Building Better Teachers

While there are certainly people who are born teachers, there aren’t enough of them to satisfy the need for a highly qualified teacher in every classroom. Good teachers must be trained in the art and science of teaching (and, yes, it is both an art and a science!) and that comes from a combination of study and experience.

A foundation in Colorado seems to understand this and is willing to put some money behind it. The Boettcher Foundation plans to spend $1 millon a year to train as many as 20 teachers to teach in high-needs schools in the Denver area. The participants will study in a special Masters program at the same time they are teaching in a high-needs school under the mentorship of an experienced teacher.

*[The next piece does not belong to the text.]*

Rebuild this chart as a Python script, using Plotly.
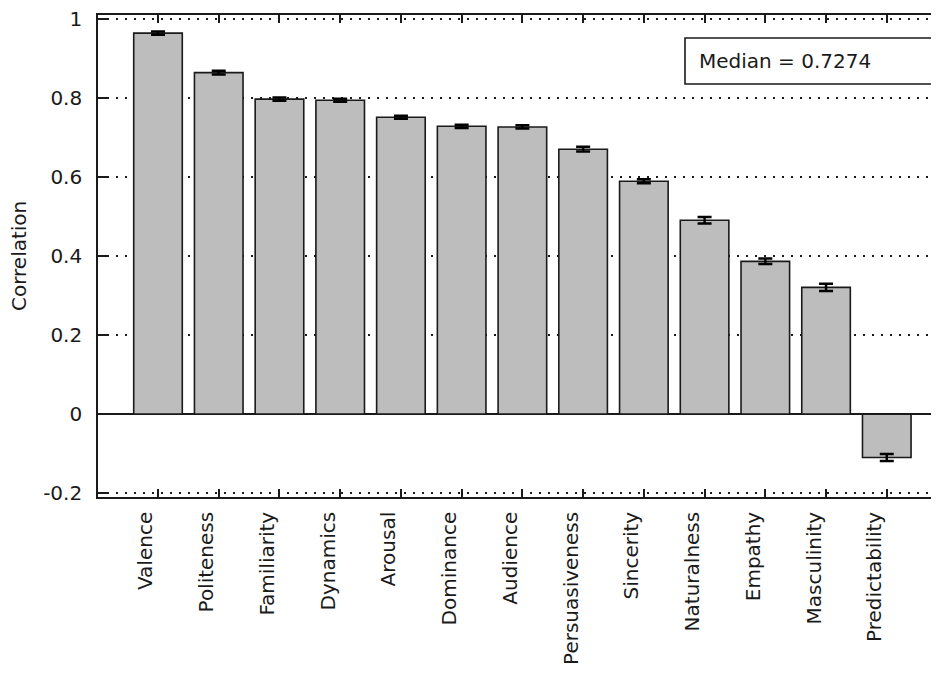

Such alternative paths to teaching appear to be growing in popularity, including in Colorado, said Robert Reichardt of the Denver-based Alliance for Quality Teaching.

But where the Boettcher program differs is in its mentoring, officials from both districts said. Many alternative programs put new teachers into the classroom with little preparation. Even student teachers in traditional training programs spend only about four months in a classroom with a teacher.

You may not believe in educational research (and there’s an awful lot of crap in that category) but there are far too many studies showing that the best teachers learned by doing, assisted by a strong support system within the school, to ignore this concept. We need alternative paths to teaching for a variety of reasons beyond just a shortage of instructors. However, just giving someone a certificate because they have the right major or have passed a couple of tests, is the wrong path. Without a mentoring program to support and train them, new teachers with these minimal "qualifications" are being set up for failure – along with their students.